Hong Moo-Won

Personal information
- Full name: 홍무원
- Nationality: South Korea
- Born: August 15, 1981 (age 44)
- Height: 1.65 m (5 ft 5 in)
- Weight: 48 kg (106 lb)

Sport
- Sport: Boxing
- Weight class: Light flyweight

Medal record
Asian Games
| Bronze medal – third place | 2006 Doha | Light flyweight |
Asian Championships
| Gold medal – first place | 2002 Seremban | Light flyweight |
| Silver medal – second place | 2005 Ho Chi Minh City | Light flyweight |

= Hong Moo-won =

South Korean Olympic boxer (b. 1981)

Hong Moo-Won (born August 15, 1981) is a South Korean amateur boxer best known for competing in the 2004 Olympics and winning a bronze medal at the 2006 Asian Games.

== Career ==
At the world championships 2003 he lost to eventual winner Sergey Kazakov 10:26, he did not participate in 2005 and 2007.

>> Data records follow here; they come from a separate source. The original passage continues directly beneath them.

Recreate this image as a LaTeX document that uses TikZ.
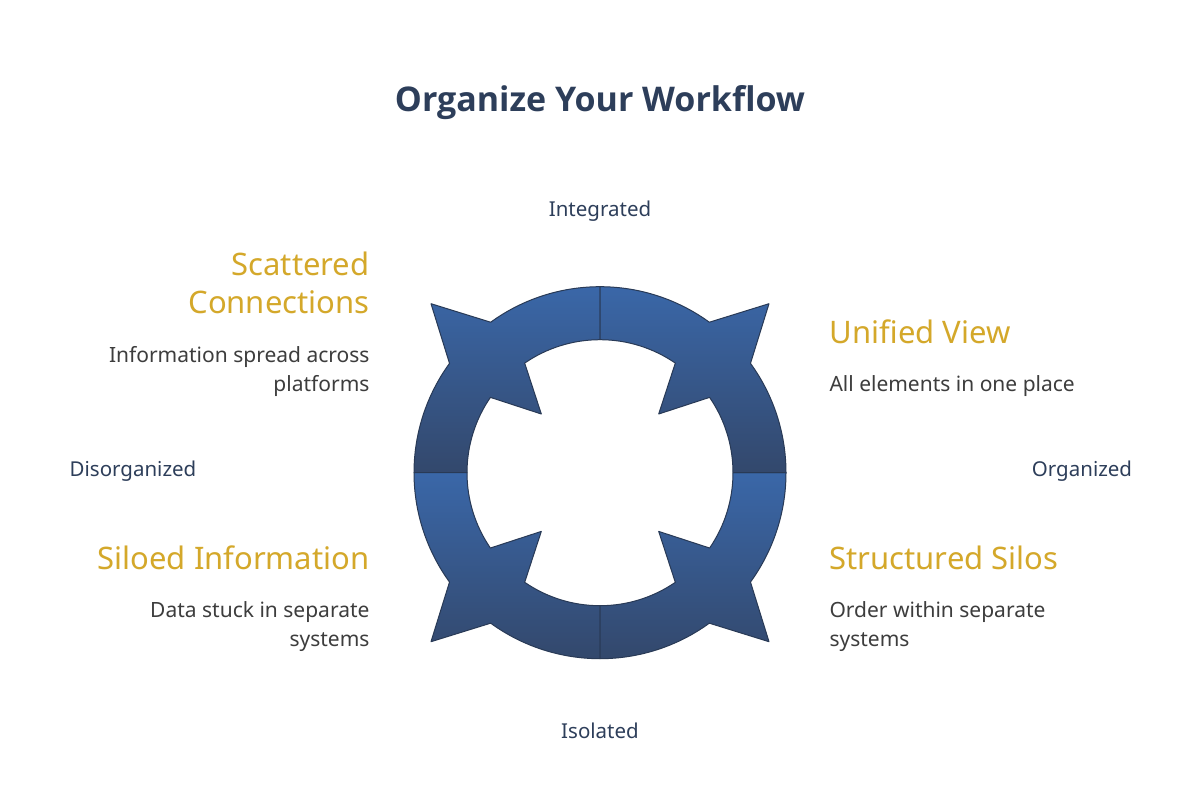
\documentclass[tikz,border=0pt]{standalone}
\usepackage{fontspec}
\setmainfont{Noto Sans}
\newfontfamily\titlefont{Open Sans}
\definecolor{navy}{HTML}{2D3E5A}
\definecolor{gold}{HTML}{D4A82A}
\definecolor{body}{HTML}{3D3D3D}
\definecolor{bluehi}{HTML}{3A67A8}
\definecolor{bluelo}{HTML}{33486C}
\newcommand\quadpath[1]{(#1+90:186) arc[start angle=#1+90,end angle=#1+126,radius=186] -- (#1+135:239) -- (#1+144:186) arc[start angle=#1+144,end angle=#1+180,radius=186] -- (#1+180:133) arc[start angle=#1+180,end angle=#1+145.5,radius=133] -- (#1+135:83) -- (#1+124.5:133) arc[start angle=#1+124.5,end angle=#1+90,radius=133] -- cycle}
\begin{document}
\begin{tikzpicture}[x=1pt,y=1pt,
  quad/.style={draw=bluelo!80!black,line width=1pt,line join=round,top color=bluehi,bottom color=bluelo},
  axis/.style={text=navy,font=\fontsize{20.5}{24}\selectfont},
  head/.style={text=gold,font=\fontsize{31}{38}\selectfont},
  desc/.style={text=body,font=\fontsize{21}{29}\selectfont}]
\useasboundingbox[fill=white] (0,0) rectangle (1200,-787);
\node[text=navy,font=\titlefont\bfseries\fontsize{34}{40}\selectfont] (title) at (600,-103) {Organize Your Workflow};
\begin{scope}[shift={(600,-472.7)}]
  \path[quad] \quadpath{0};
  \path[quad] \quadpath{90};
  \path[quad] \quadpath{180};
  \path[quad] \quadpath{270};
\end{scope}
\node[axis] (int) at (600,-211) {Integrated};
\node[axis] (iso) at (600,-731) {Isolated};
\node[axis] (dis) at (133,-471) {Disorganized};
\node[axis] (org) at (1082,-471) {Organized};
\node[head,anchor=north east,align=right] (sc) at (373,-248) {Scattered\\Connections};
\node[desc,anchor=north east,align=right] (scd) at (373,-343) {Information spread across\\platforms};
\node[head,anchor=north west,align=left] (uv) at (826,-316) {Unified View};
\node[desc,anchor=north west,align=left] (uvd) at (826,-372) {All elements in one place};
\node[head,anchor=north east,align=right] (si) at (373,-542) {Siloed Information};
\node[desc,anchor=north east,align=right] (sid) at (373,-598) {Data stuck in separate\\systems};
\node[head,anchor=north west,align=left] (ss) at (826,-542) {Structured Silos};
\node[desc,anchor=north west,align=left] (ssd) at (826,-598) {Order within separate\\systems};
\end{tikzpicture}
\end{document}
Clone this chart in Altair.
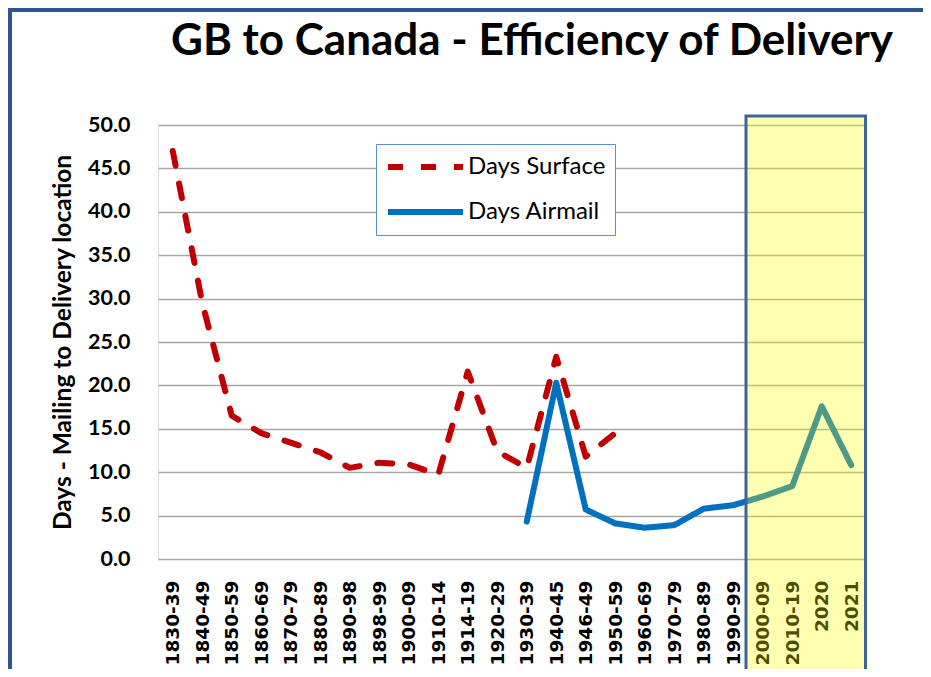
import altair as alt
import pandas as pd

categories = ["1830-39", "1840-49", "1850-59", "1860-69", "1870-79", "1880-89",
              "1890-98", "1898-99", "1900-09", "1910-14", "1914-19", "1920-29",
              "1930-39", "1940-45", "1946-49", "1950-59", "1960-69", "1970-79",
              "1980-89", "1990-99", "2000-09", "2010-19", "2020", "2021"]

surface_days = [47.0, 29.5, 16.5, 14.5, 13.4, 12.3, 10.5, 11.1, 10.9, 9.7, 21.6, 12.4,
                10.5, 23.3, 11.8, 14.5, None, None, None, None, None, None, None, None]

airmail_days = [None, None, None, None, None, None, None, None, None, None, None, None,
                4.3, 20.3, 5.7, 4.1, 3.6, 3.9, 5.8, 6.2, 7.2, 8.4, 17.6, 10.8]

series_names = ["Days Surface", "Days Airmail"]
series_colors = ["#C00000", "#0070C0"]
series_dash = [[15, 18], [1, 0]]

title_text = "GB to Canada - Efficiency of Delivery"
y_title = "Days - Mailing to Delivery location"

rows = []
for name, vals in zip(series_names, [surface_days, airmail_days]):
    for c, v in zip(categories, vals):
        if v is not None:
            rows.append({"period": c, "days": v, "series": name})
df = pd.DataFrame(rows)

W, H = 708, 434

lines = alt.Chart(df).mark_line(strokeWidth=6, strokeCap="round", strokeJoin="round").encode(
    x=alt.X("period:N", sort=categories,
            scale=alt.Scale(domain=categories, padding=0.5),
            axis=alt.Axis(title=None, labelAngle=-90, labelFont="DejaVu Sans",
                          labelFontWeight="bold", labelFontSize=18.5, labelColor="#000000",
                          labelPadding=21, ticks=False, domain=False, grid=False)),
    y=alt.Y("days:Q", scale=alt.Scale(domain=[0, 50], nice=False, zero=True),
            axis=alt.Axis(title=y_title, values=list(range(0, 51, 5)), format=".1f",
                          labelFont="Lato", labelFontWeight="bold", labelFontSize=21.5,
                          labelColor="#000000", labelPadding=28, ticks=False, domain=False,
                          grid=True, gridColor="#A6A6A6", gridWidth=1.5,
                          titleFont="Lato", titleFontWeight="bold", titleFontSize=24.5,
                          titleColor="#000000", titleX=-95, titleY=H / 2, titleAngle=270,
                          titleAlign="center", titleBaseline="middle")),
    color=alt.Color("series:N", scale=alt.Scale(domain=series_names, range=series_colors),
                    sort=series_names,
                    legend=alt.Legend(title=None, orient="none", legendX=218, legendY=19,
                                      symbolType="stroke", symbolSize=5625,
                                      symbolStrokeWidth=6, labelFont="Lato",
                                      labelFontSize=24, labelColor="#000000",
                                      labelOffset=2, padding=9, rowPadding=17,
                                      clipHeight=28, symbolDash=[24, 10],
                                      strokeColor="#5B8BD0", fillColor="#FFFFFF")),
    strokeDash=alt.StrokeDash("series:N", scale=alt.Scale(domain=series_names, range=series_dash),
                              sort=series_names, legend=alt.Legend(title=None)),
)

one = pd.DataFrame({"k": [0]})

highlight = alt.Chart(one).mark_rect(fill="#FFFF00", fillOpacity=0.3, stroke="#3E659A",
                                     strokeWidth=3).encode(
    x=alt.value(588), x2=alt.value(707.5), y=alt.value(-9), y2=alt.value(560))

frame_top = alt.Chart(one).mark_rule(stroke="#2F5590", strokeWidth=4).encode(
    x=alt.value(-150), x2=alt.value(765), y=alt.value(-115))
frame_left = alt.Chart(one).mark_rule(stroke="#2F5590", strokeWidth=4).encode(
    x=alt.value(-148), y=alt.value(-117), y2=alt.value(560))

title = alt.Chart(one).mark_text(text=title_text, font="Lato", fontWeight="bold", fontSize=44,
                                 align="center", baseline="alphabetic", color="#000000").encode(
    x=alt.value(374), y=alt.value(-70))

chart = alt.layer(lines, highlight, frame_top, frame_left, title).properties(
    width=W, height=H,
    autosize=alt.AutoSizeParams(type="none"),
    padding={"left": 150, "top": 117, "right": 57, "bottom": 110},
).configure_view(stroke="#A0A0A0", strokeWidth=2).configure(background="#FFFFFF")

chart.save("out.html", embed_options={"renderer": "svg", "actions": False})
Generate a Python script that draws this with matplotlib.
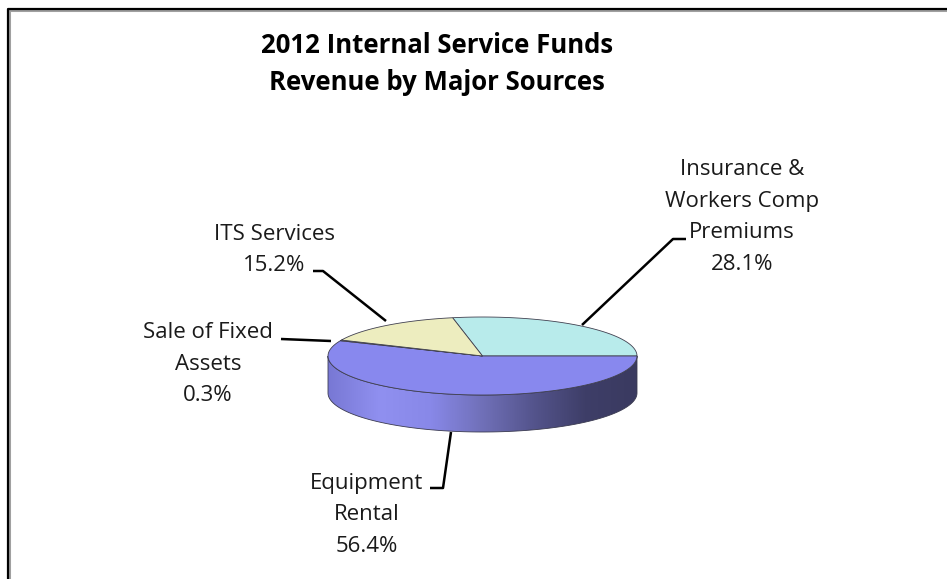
import numpy as np
import matplotlib
matplotlib.use("Agg")
import matplotlib.pyplot as plt
from matplotlib.patches import Polygon
from matplotlib.colors import LinearSegmentedColormap

# datos del grafico
fuentes = ["Insurance &\nWorkers Comp\nPremiums", "Equipment\nRental", "Sale of Fixed\nAssets", "ITS Services"]
porcentajes = [28.1, 56.4, 0.3, 15.2]
colores = ["#B8EBEB", "#8888EE", "#D98C8C", "#EDEDBF"]

titulo = "2012 Internal Service Funds\nRevenue by Major Sources"

# geometria del pastel 3D (en pixeles)
cx, cy = 482.5, 356
a, b = 154.5, 39
prof = 37
inicio = porcentajes[0] * 3.6  # la primera porcion termina a las 3 en punto


def arco(t0, t1, dy=0, n=120):
    t = np.radians(np.linspace(t0, t1, n))
    return np.column_stack([cx + a * np.cos(t), cy + dy - b * np.sin(t)])


fig = plt.figure(figsize=(9.47, 5.79), dpi=100)
ax = fig.add_axes([0, 0, 1, 1])
ax.set_xlim(0, 947)
ax.set_ylim(579, 0)
ax.axis("off")

# marco del grafico
ax.plot([9, 9, 947], [579, 10, 10], color="#A0A0A0", lw=2.2, solid_capstyle="butt")
ax.plot([8, 8, 947], [579, 9, 9], color="black", lw=1.6, solid_capstyle="butt")

# angulos de cada porcion (sentido horario)
fin = np.cumsum([0] + porcentajes)
t_ini = inicio - fin[:-1] * 3.6
t_fin = inicio - fin[1:] * 3.6

# costado del pastel con degradado
cmap_lado = LinearSegmentedColormap.from_list(
    "lado", ["#7878D4", "#9090F0", "#8888E8", "#7070B8", "#54548C", "#3E3E68", "#3A3A60"])
for i in range(len(porcentajes)):
    # parte frontal visible: angulos entre -180 y 0
    for off in (0, -360, 360):
        lo = max(t_fin[i] + off, -180)
        hi = min(t_ini[i] + off, 0)
        if hi - lo <= 0:
            continue
        sup = arco(hi, lo)
        inf = arco(lo, hi, dy=prof)
        pts = np.vstack([sup, inf])
        lado = Polygon(pts, closed=True, facecolor="none", edgecolor="#3A3A50", lw=0.6, zorder=3)
        ax.add_patch(lado)
        grad = np.linspace(0, 1, 256).reshape(1, -1)
        im = ax.imshow(grad, cmap=cmap_lado, aspect="auto",
                       extent=[cx - a, cx + a, cy + b + prof + 2, cy - 2], zorder=2)
        im.set_clip_path(lado)

# cara superior
for i in range(len(porcentajes)):
    pts = np.vstack([[cx, cy], arco(t_ini[i], t_fin[i])])
    ax.add_patch(Polygon(pts, closed=True, facecolor=colores[i],
                         edgecolor="#404050", lw=0.6, zorder=4))

ax.set_xlim(0, 947)
ax.set_ylim(579, 0)

# etiquetas con lineas guia
txt = dict(ha="center", va="center", fontsize=16, family="Open Sans",
           color="#1A1A1A", linespacing=1.65)
ax.text(742, 217, fuentes[0] + f"\n{porcentajes[0]}%", **txt)
ax.text(274, 250, fuentes[3] + f"\n{porcentajes[3]}%", **txt)
ax.text(208, 364, fuentes[2] + f"\n{porcentajes[2]}%", **txt)
ax.text(367, 515, fuentes[1] + f"\n{porcentajes[1]}%", **txt)

guia = dict(color="black", lw=1.8, zorder=5, solid_capstyle="butt")
ax.plot([686, 673, 582], [239, 239, 325], **guia)
ax.plot([313, 323, 386], [271, 271, 321], **guia)
ax.plot([281, 331], [339, 341], **guia)
ax.plot([430, 443, 451], [488, 488, 432], **guia)

ax.text(437, 64, titulo, ha="center", va="center", fontsize=18.5, fontweight="bold",
        family="Open Sans", color="black", linespacing=1.5)

fig.savefig("out.png", dpi=100)
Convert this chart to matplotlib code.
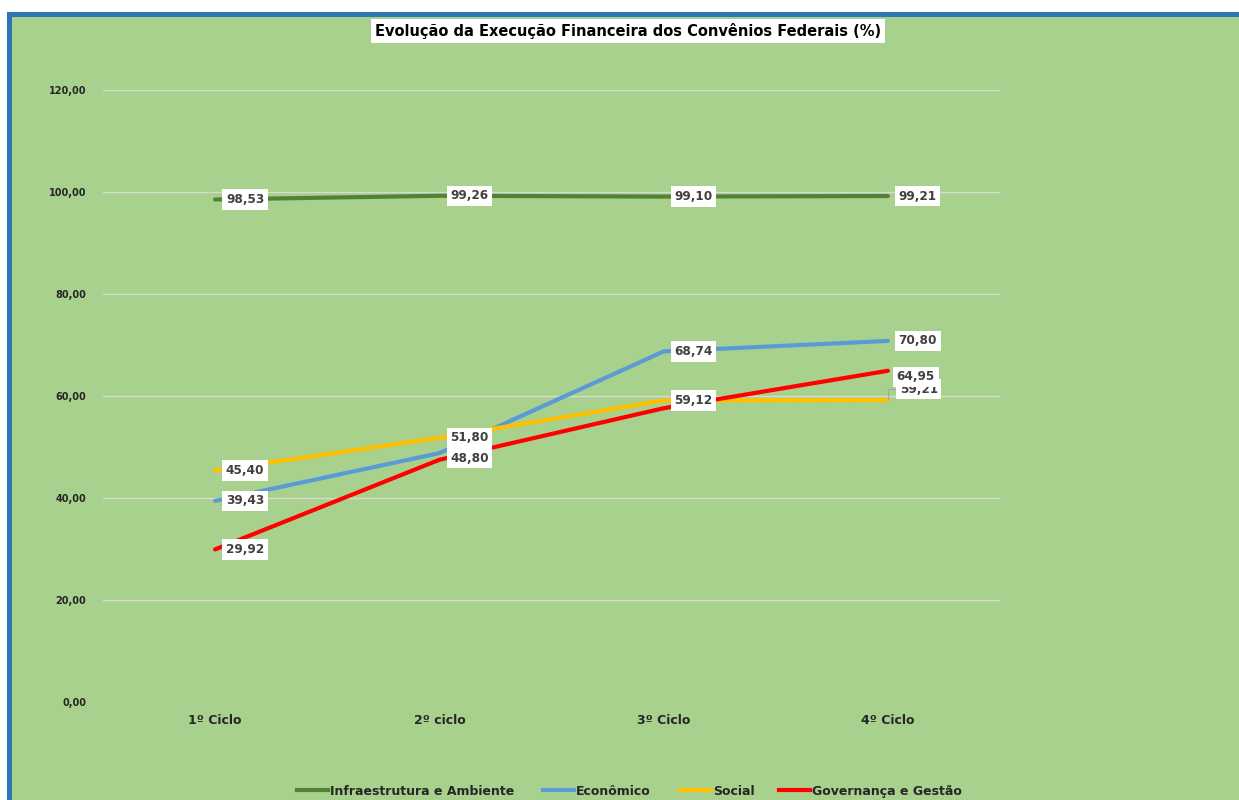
import matplotlib
matplotlib.use("Agg")
import matplotlib.pyplot as plt
from matplotlib.patches import Rectangle
from matplotlib.lines import Line2D

categories = ["1º Ciclo", "2º ciclo", "3º Ciclo", "4º Ciclo"]
series_names = ["Infraestrutura e Ambiente", "Econômico", "Social", "Governança e Gestão"]
infra = [98.53, 99.26, 99.10, 99.21]
economico = [39.43, 48.80, 68.74, 70.80]
social = [45.40, 51.80, 59.12, 59.21]
governanca = [29.92, 47.50, 57.60, 64.95]
# which data labels are visible in the reference
show_infra = [True, True, True, True]
show_econ = [True, True, True, True]
show_social = [True, True, True, True]
show_gov = [True, False, False, True]
y_ticks = [0, 20, 40, 60, 80, 100, 120]

colors = ["#548235", "#5B9BD5", "#FFC000", "#FF0000"]
GREEN_BG = "#A9D18E"
BLUE_BORDER = "#2E75B6"

W, H = 1239, 800
fig = plt.figure(figsize=(W / 100, H / 100), dpi=100)
fig.patch.set_facecolor("white")

# background panel with blue border (top and left)
fig.add_artist(Rectangle((12 / W, 0), 1, 1 - 16 / H, transform=fig.transFigure,
                         facecolor=GREEN_BG, edgecolor="none", zorder=-10))
fig.add_artist(Rectangle((7 / W, 0), 5 / W, 1 - 12 / H, transform=fig.transFigure,
                         facecolor=BLUE_BORDER, edgecolor="none", zorder=-9))
fig.add_artist(Rectangle((7 / W, 1 - 17 / H), 1, 5 / H, transform=fig.transFigure,
                         facecolor=BLUE_BORDER, edgecolor="none", zorder=-9))

ax = fig.add_axes([103 / W, 1 - 702 / H, (1000 - 103) / W, (702 - 90) / H])
ax.set_facecolor("none")
ax.set_xlim(0, 4)
ax.set_ylim(0, 120)
for s in ax.spines.values():
    s.set_visible(False)
ax.set_yticks(y_ticks)
ax.set_yticklabels([f"{v:.2f}".replace(".", ",") for v in y_ticks],
                   fontsize=7, fontweight="bold", color="#262626")
ax.tick_params(axis="y", length=0, pad=12)
ax.set_xticks([i + 0.5 for i in range(len(categories))])
ax.set_xticklabels(categories, fontsize=9, fontweight="bold", color="#262626")
ax.tick_params(axis="x", length=0, pad=9)
ax.grid(axis="y", color="#D9D9D9", lw=0.9)
ax.set_axisbelow(True)

xs = [i + 0.5 for i in range(len(categories))]
all_series = [infra, economico, social, governanca]
all_show = [show_infra, show_econ, show_social, show_gov]

for vals, c, name in zip(all_series, colors, series_names):
    ax.plot(xs, vals, color=c, lw=3, label=name, solid_capstyle="round", zorder=3)

# label offsets in pixels (dx, dy) – styling only
special = {(1, 1): (8, -5), (3, 3): (6, -6), (2, 3): (9, 11)}
bbox = dict(boxstyle="square,pad=0.3", facecolor="white", edgecolor="none")
for si, (vals, show) in enumerate(zip(all_series, all_show)):
    for i, (x, v) in enumerate(zip(xs, vals)):
        if not show[i]:
            continue
        dx, dy = special.get((si, i), (8, 0))
        kw = {}
        if (si, i) == (2, 3):
            kw["arrowprops"] = dict(arrowstyle="-", color="#A6A6A6", lw=0.8,
                                    shrinkA=0, shrinkB=0,
                                    connectionstyle="angle,angleA=0,angleB=90,rad=0")
        ax.annotate(f"{v:.2f}".replace(".", ","), xy=(x, v),
                    xytext=(dx * 0.72 + 2, dy * 0.72), textcoords="offset points",
                    ha="left", va="center", fontsize=8.7, fontweight="bold",
                    color="#404040", bbox=bbox, zorder=5, **kw)

fig.text(628 / W, 1 - 31 / H, "Evolução da Execução Financeira dos Convênios Federais (%)",
         ha="center", va="center", fontsize=10.5, fontweight="bold", color="black",
         bbox=dict(boxstyle="square,pad=0.25", facecolor="white", edgecolor="none"))

# manual legend (keeps all entries on a common baseline)
legend_x_px = [297, 543, 680, 779]
legend_y = 1 - 790 / H
for x0, c, name in zip(legend_x_px, colors, series_names):
    fig.add_artist(Line2D([x0 / W, (x0 + 31) / W], [legend_y, legend_y],
                          transform=fig.transFigure, color=c, lw=3))
    fig.text((x0 + 33) / W, legend_y, name, ha="left", va="center_baseline",
             fontsize=9, fontweight="bold", color="#262626")

fig.savefig("out.png", dpi=100)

At Athens he beat Harry Tanamor but lost to eventual winner Yan Bartelemí. He qualified for the Athens Games by ending up in first place in the 2nd AIBA Asian 2004 Olympic Qualifying Tournament in Karachi, Pakistan. In the final he defeated Tanamor.

At Doha 2006 he also lost to the eventual winner Zou Shiming 9:17.